Banks now have so-called “living wills” that are supposed to ensure an orderly wind up if they go bad.

As a result, smaller banks – and the Co-op is a good example here – can be allowed to fall over. There are mechanisms in place to allow this while ensuring they don’t drag customers and other banks down with them.

But if one of the big banks were to appear to be in danger of falling off a cliff, for whatever reason, – and the next crisis is all too likely to come from a direction that has barely been considered – is there really any doubt that the state will step in? That is certainly what the markets think will happen. As a result, the big four are able to secure financing at preferential rates that provides them with a net benefit of £37.5bn.

Standard & Poor’s, Moody’s, Fitch et al might assign these banks their own individual credit ratings. However, in reality, they all enjoy an effective rating of S&P’s AA+. Which is the rating of the UK Government that stands behind those banks.

You’d think, this being the case, that we’d be able to get something in return for this. But, in truth, we actually get very little.

Remember, the big banks only really started lending to support the economy when the Bank of England started throwing cheap money at them. Which is effectively another subsidy.

Meanwhile, the impact of George Osborne’s banking levy is limited at best, and while the cost of ring-fencing retail banks could cost up to £2.5bn, it’s a drop in the ocean compared to that £37.5bn.

Based on this, perhaps we should be asking a question: Should the bill really be viewed as the end of a reform process? Or just the beginning?

EU inquiry shines light on dithering over nuclear power

“Brussels bureaucrats blast Britain’s nuclear programme”. This is the developing narrative surrounding the forthcoming EU competition investigation into the proposed new nuclear plant at Hinkley Point, its financing and the price for the electricity it will eventually produce that has been guaranteed to EDF Energy and its cohorts.

The problem with such an investigation is that it is likely to result in more delays to an already tortuous process. Grist to the eurosceptics mill then?

Well, maybe. Interestingly, the GMB union is rather more sanguine.

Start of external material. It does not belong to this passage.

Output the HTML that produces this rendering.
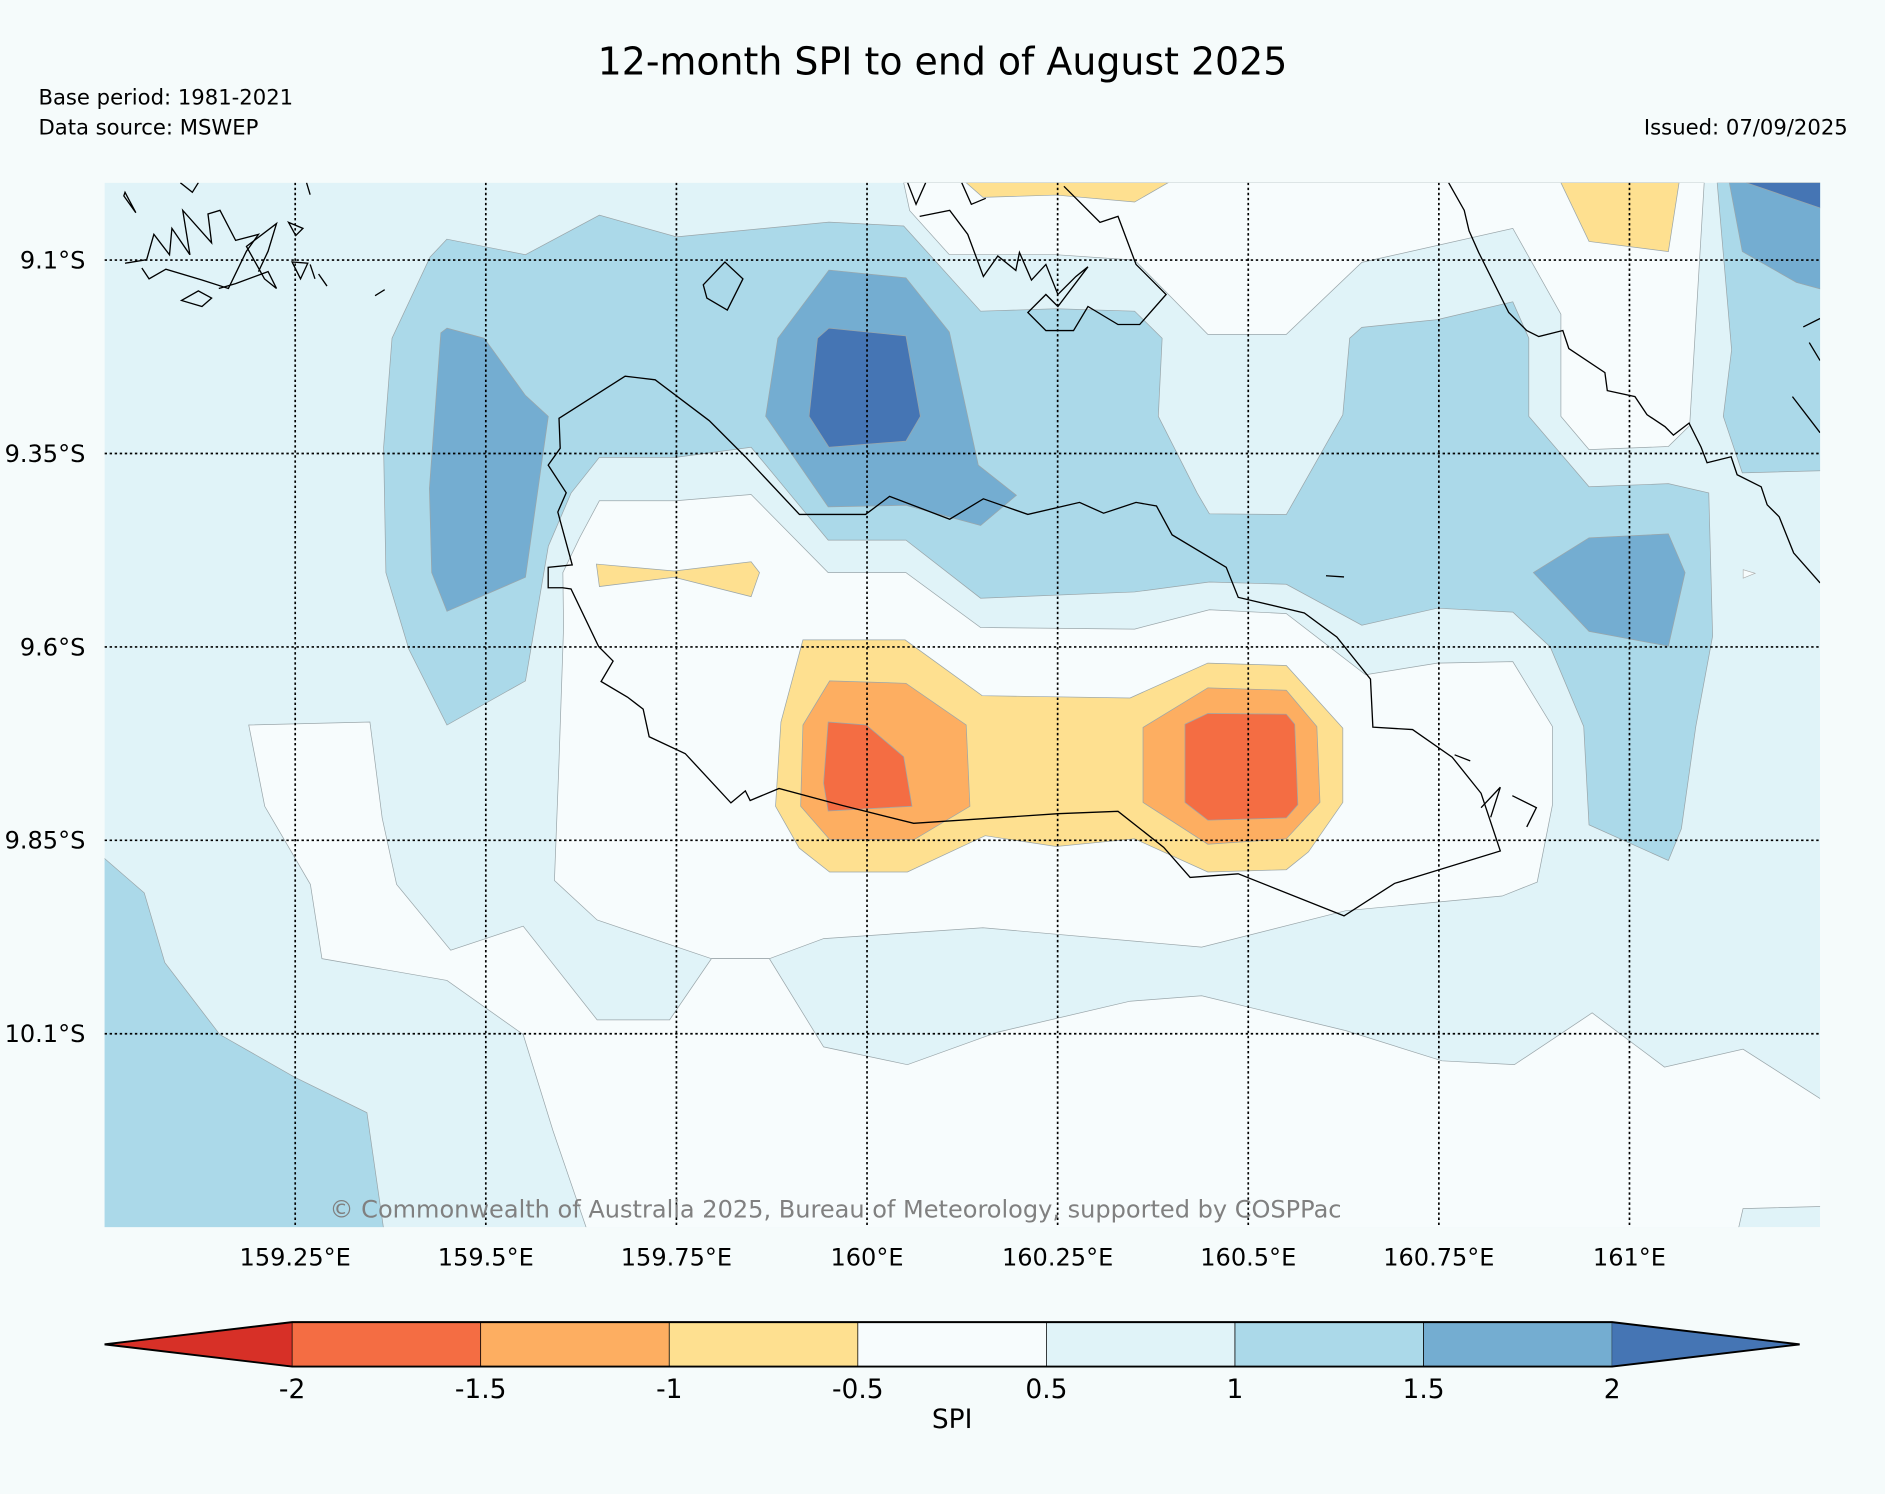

It points out that – given the scale of the project – it would be actually be very surprising were the commission not to run the slide rule over it.

Moreover, an investigation into the set up of Hinkley could actually be seen as a positive thing if it gives a clean bill of health to the financing, and to that electricity price. If it doesn’t do this, then maybe we should thank it for raising the issue given what is at stake for the taxpayer and for energy consumers.

And as for those delays that the baddies in Brussels are creating?

Here’s the thing: it’s not as if the need for Britain to develop new sources of energy through projects like this is news. Whitehall has been aware of the problem for years, and yet it has sat on its hands.

If the EU delays the project by a matter of months, even a year, that’s nothing compared to the delays caused by the British Government’s complacency and its unwillingness to take difficult, and potentially controversial, decisions to ensure that the lights stay on. The real problem with projects like Hinkley have been caused not by bureaucrats in Brussels but by paper pushers closer to home.

Trade with China? We may need that third runway

Another marvellous example of that is the continuing paralysis among policymakers over what to do about the UK’s airports and their future capacity.

Today sees the publication of the interim report of the Airports Commission, the next plodding step in a process in which it’s still hard to see an end in sight.

David Cameron likes nothing better than to be seen glad-handing in China, while his people push out press releases gushing about multi-million pound trade deals.

Meanwhile, there is much talk on the Conservative benches about Britain’s need to do more in this dynamic region.

Ah, but when it comes to taking concrete steps to facilitate that – through a third runway at Heathrow, for example? Ah, erm, hmm. It might upset our voters you see.

Meanwhile, our EU partners have no such scruples. They also like the idea of trade with the East. And they have airports that offer direct flights to allow their business leaders to get there.